Researchers geocoded the street addresses of patients with at least 1 invasive melanoma and providers from 42 North Carolina counties. They examined the association between Breslow thickness and sociodemographic factors, provider supply, and distance to a diagnosing provider. Within a given region, some patients traveled short distances while others traveled much longer distances to their providers.
The median Breslow thickness of 643 eligible cases was 0.6 mm. The median distance to a diagnosing provider was 9 miles, with a range of 0 to 386 miles. For each 1 mile increase in distance, Breslow thickness increased by 0.6 percent. Breslow thickness was also associated with age. It was 19 percent greater for patients aged 51 to 80 years than for those aged 0 to 50 years.

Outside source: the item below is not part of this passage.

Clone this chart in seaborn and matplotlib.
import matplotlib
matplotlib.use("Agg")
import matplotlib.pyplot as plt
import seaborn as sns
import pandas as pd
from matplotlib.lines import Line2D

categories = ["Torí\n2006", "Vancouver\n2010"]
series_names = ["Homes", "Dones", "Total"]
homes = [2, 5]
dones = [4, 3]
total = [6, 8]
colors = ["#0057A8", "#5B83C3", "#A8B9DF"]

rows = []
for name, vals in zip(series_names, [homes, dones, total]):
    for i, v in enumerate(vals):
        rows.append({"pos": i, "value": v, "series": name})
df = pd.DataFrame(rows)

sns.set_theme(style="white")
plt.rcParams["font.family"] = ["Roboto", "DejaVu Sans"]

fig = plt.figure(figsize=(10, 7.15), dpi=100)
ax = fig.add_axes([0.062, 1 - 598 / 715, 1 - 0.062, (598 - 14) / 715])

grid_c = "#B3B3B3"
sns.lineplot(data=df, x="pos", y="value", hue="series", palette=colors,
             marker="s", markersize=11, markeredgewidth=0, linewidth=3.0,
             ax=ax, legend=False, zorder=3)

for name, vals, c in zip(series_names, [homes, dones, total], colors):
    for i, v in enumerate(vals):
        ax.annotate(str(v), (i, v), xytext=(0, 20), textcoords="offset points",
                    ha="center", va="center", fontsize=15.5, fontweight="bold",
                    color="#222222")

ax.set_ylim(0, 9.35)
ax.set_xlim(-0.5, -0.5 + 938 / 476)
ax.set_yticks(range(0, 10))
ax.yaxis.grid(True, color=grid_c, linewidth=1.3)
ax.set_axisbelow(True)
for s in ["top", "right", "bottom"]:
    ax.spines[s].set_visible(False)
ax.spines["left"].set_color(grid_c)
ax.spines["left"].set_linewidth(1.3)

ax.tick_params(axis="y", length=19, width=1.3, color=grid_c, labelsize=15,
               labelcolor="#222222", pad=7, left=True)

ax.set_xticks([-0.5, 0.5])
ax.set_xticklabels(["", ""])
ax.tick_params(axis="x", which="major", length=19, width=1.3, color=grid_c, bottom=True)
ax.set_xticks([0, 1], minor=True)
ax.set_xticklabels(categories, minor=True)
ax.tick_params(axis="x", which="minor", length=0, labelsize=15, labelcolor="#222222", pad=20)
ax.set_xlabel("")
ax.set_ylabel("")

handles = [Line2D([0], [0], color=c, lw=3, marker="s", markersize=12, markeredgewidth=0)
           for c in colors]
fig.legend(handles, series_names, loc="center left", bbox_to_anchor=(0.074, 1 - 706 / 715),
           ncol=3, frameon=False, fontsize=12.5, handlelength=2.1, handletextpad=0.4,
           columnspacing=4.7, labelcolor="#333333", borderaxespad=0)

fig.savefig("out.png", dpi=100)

Patient sex, rurality of location, and supply of dermatologists were not associated with Breslow thickness. However, the median Breslow thickness for cases diagnosed by dermatologists (0.5 mm) was significantly less than that diagnosed by surgeons (1.04 mm) or by other providers (0.62 mm).
The study was supported in part by the Agency for Healthcare Research and Quality (T32 HS00032).
See "Distance to diagnosing provider as a measure of access for patients with melanoma," by Karyn B. Stitzenberg, M.D., M.P.H., Nancy E. Thomas, M.D., Ph.D., Kathleen Dalton, Ph.D., and others, in the August 2007 Archives of Dermatology 143(8), pp. 991-998.